CHICAGO — Surface Transportation Board Chairman Martin J. Oberman on Wednesday blasted activist investor Ancora Holdings, saying that its plans for Norfolk Southern are a threat to rail service and the U.S. economy.

Ancora and NS are trying to woo the railroad’s shareholders in a bitter proxy battle that will end May 9 at the NS annual meeting.

“It’s not my position to urge shareholders how to vote in this election,” Oberman told the North American Rail Shippers annual conference. “It is my responsibility to call out serious threats to the national rail network. And everything about Ancora’s campaign should cause serious concerns to all rail stakeholders.”

Ancora aims to reduce costs at NS and is ultimately targeting a 57% operating ratio within three years. NS CEO Alan Shaw plans to improve the railroad’s operating ratio to below 60%, as well, but has emphasized taking a slower approach that would take a year longer.

Oberman, who leaves office on May 10, said that maintaining adequate service should be top of mind for all railroads after CSX’s rocky transition to the low-cost Precision Scheduled Railroading operating model in 2017 and the widespread railroad service problems in 2021 and 2022 that were related to crew shortages.

Oberman says railroads should not try to cut their way to prosperity and should maintain an adequate buffer of crews and locomotives. “In order for railroads to maintain service and their obligations to both their customers and the public, they cannot operate with only enough people and locomotives to meet the needs of the moment when the sun is shining and there are no problems,” Oberman says.

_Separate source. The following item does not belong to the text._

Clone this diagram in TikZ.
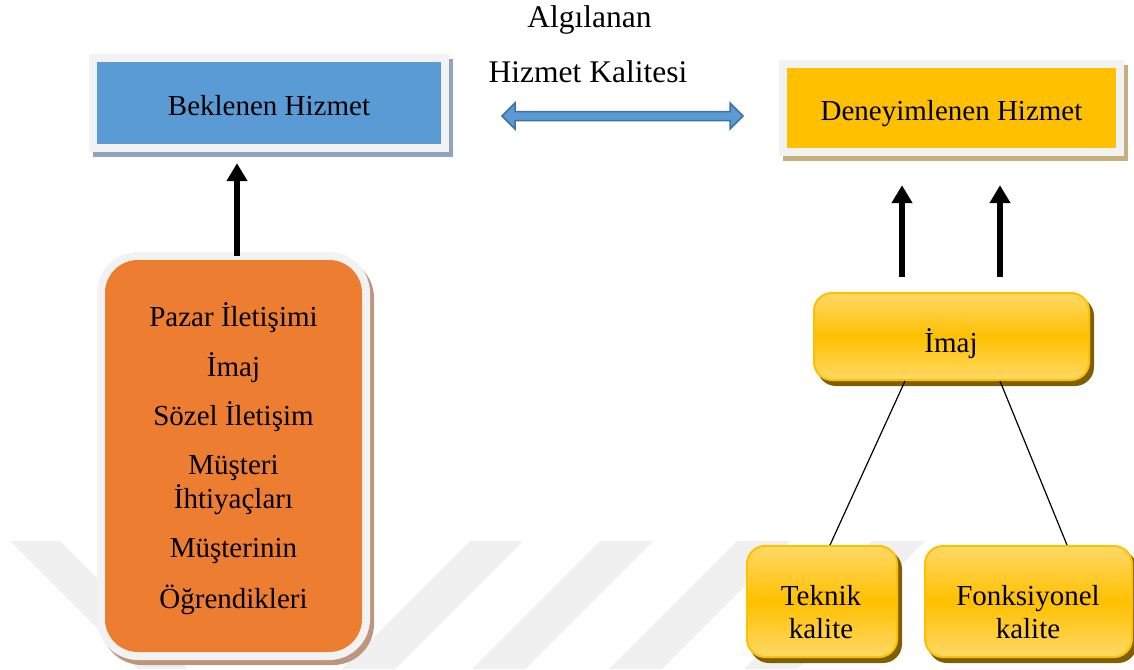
\documentclass[tikz,border=0pt]{standalone}
\usepackage{fontspec}
\setmainfont{Liberation Serif}
\usetikzlibrary{arrows.meta,calc}

\definecolor{skyfill}{HTML}{5B9BD5}
\definecolor{skyedge}{HTML}{41719C}
\definecolor{skyshadow}{HTML}{8FA5BE}
\definecolor{amberfill}{HTML}{FFC000}
\definecolor{ambershadow}{HTML}{C4AF7D}
\definecolor{orangefill}{HTML}{ED7D31}
\definecolor{orangeshadow}{HTML}{BE967D}
\definecolor{framegray}{HTML}{F2F2F2}
\definecolor{goldlight}{HTML}{FFD966}
\definecolor{goldshadow}{HTML}{7F6000}
\definecolor{stripegray}{HTML}{F0F0F0}

\begin{document}
\begin{tikzpicture}[x=1pt,y=-1pt,
  lbl/.style={font=\fontsize{29}{33}\selectfont, inner sep=0pt, anchor=base},
  titlelbl/.style={font=\fontsize{31.5}{36}\selectfont, inner sep=0pt, anchor=base},
  flatbox/.style={rectangle, inner sep=0pt,
    preaction={transform canvas={xshift=4pt,yshift=-5pt}, draw=#1, fill=#1, line width=16pt},
    preaction={draw=framegray, line width=16pt}},
  softbox/.style={rectangle, inner sep=0pt, rounded corners=33pt, fill=orangefill,
    preaction={transform canvas={xshift=4pt,yshift=-5pt}, draw=orangeshadow, fill=orangeshadow, line width=16pt},
    preaction={draw=framegray, line width=16pt}},
  goldbox/.style={rectangle, inner sep=0pt, rounded corners=18pt, draw=amberfill, line width=2pt,
    top color=goldlight, bottom color=goldlight, middle color=amberfill,
    preaction={transform canvas={xshift=4pt,yshift=-5pt}, draw=goldshadow, fill=goldshadow, line width=2pt}},
  bigarrow/.style={line width=6.5pt, -{Triangle[width=20pt,length=18pt]}},
  thinlink/.style={line width=1.2pt},
  dblarrow/.style={fill=skyfill, draw=skyedge, line width=1.5pt, line join=miter},
  stripe/.style={fill=stripegray}]

\useasboundingbox (0,0) rectangle (1134,669);

% faint diagonal stripes in the background
\fill[stripe] (10,541) -- (60,541) -- (188,669) -- (138,669) -- cycle;
\foreach \s in {470,600,737,872}
  \fill[stripe] (\s,541) -- ({\s+53},541) -- ({\s-75},669) -- ({\s-128},669) -- cycle;

% top boxes
\node[flatbox=skyshadow, fill=skyfill, minimum width=344pt, minimum height=82pt] (beklenen) at (269,103) {};
\node[lbl] (beklenenT) at (269,115) {Beklenen Hizmet};

\node[flatbox=ambershadow, fill=amberfill, minimum width=329pt, minimum height=80pt] (deney) at (951.5,108) {};
\node[lbl] (deneyT) at (951.5,120) {Deneyimlenen Hizmet};

% perceived quality label and two-headed arrow
\node[titlelbl] (algT1) at (589.5,28) {Algılanan};
\node[titlelbl] (algT2) at (588,82) {Hizmet Kalitesi};
\coordinate (pl) at (502,116);
\coordinate (pr) at (743,116);
\draw[dblarrow] (pl) -- ($(pl)+(13,-13)$) -- ($(pl)+(13,-4.5)$) -- ($(pr)+(-13,-4.5)$)
  -- ($(pr)+(-13,-13)$) -- (pr) -- ($(pr)+(-13,13)$) -- ($(pr)+(-13,4.5)$)
  -- ($(pl)+(13,4.5)$) -- ($(pl)+(13,13)$) -- cycle;

% expectation factors
\node[softbox, minimum width=257pt, minimum height=392pt] (orange) at (233.5,456) {};
\node[lbl] (o1) at (233.5,326) {Pazar İletişimi};
\node[lbl] (o2) at (233.5,376) {İmaj};
\node[lbl] (o3) at (233.5,425) {Sözel İletişim};
\node[lbl] (o4) at (233.5,474) {Müşteri};
\node[lbl] (o5) at (233.5,508) {İhtiyaçları};
\node[lbl] (o6) at (233.5,557) {Müşterinin};
\node[lbl] (o7) at (233.5,608) {Öğrendikleri};

% experience side
\node[goldbox, minimum width=275pt, minimum height=87pt] (imaj) at (951.5,336.5) {};
\node[lbl] (imajT) at (951,352) {İmaj};

\node[goldbox, minimum width=150pt, minimum height=111pt] (teknik) at (822,601.5) {};
\node[lbl] (teknikT1) at (821,605) {Teknik};
\node[lbl] (teknikT2) at (821,638) {kalite};

\node[goldbox, minimum width=207pt, minimum height=111pt] (fonk) at (1028.5,601.5) {};
\node[lbl] (fonkT1) at (1028,605) {Fonksiyonel};
\node[lbl] (fonkT2) at (1028,638) {kalite};

% connectors
\draw[bigarrow, shorten <=4pt, shorten >=19pt] ([xshift=3.5pt]orange.north) -- ([xshift=-32pt]beklenen.south);
\draw[bigarrow, shorten <=15pt, shorten >=37pt] ([xshift=-49.5pt]imaj.north) -- ([xshift=-49.5pt]deney.south);
\draw[bigarrow, shorten <=15pt, shorten >=37pt] ([xshift=48.5pt]imaj.north) -- ([xshift=48.5pt]deney.south);
\draw[thinlink] ([xshift=-46.5pt]imaj.south) -- ([xshift=8pt]teknik.north);
\draw[thinlink] ([xshift=48.5pt]imaj.south) -- ([xshift=38.5pt]fonk.north);
\end{tikzpicture}
\end{document}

As part of Shaw’s resilience and growth strategy, NS has adopted a no-furlough policy so that it has enough train crews on hand to handle an eventual rebound in freight volume.

Ancora has been critical of Shaw’s strategy, and says carrying extra people through a freight downturn is incompatible with lean PSR principles. Ancora’s CEO candidate, former UPS executive Jim Barber Jr., has said that the parcel company would never keep on the additional 100,000 workers it hires every year to handle peak holiday shipping volumes.

Oberman took issue with the comparison of seasonal parcel workers and railroaders. “Indeed, with all due respect to those hardworking folks at UPS, it doesn’t take as much skill and training to load a cardboard carton onto the back of a van as it does to drive a 3-mile-long train or handle complex railcar movements in the yard,” Oberman says, noting that it takes railroads six months to hire and train conductors.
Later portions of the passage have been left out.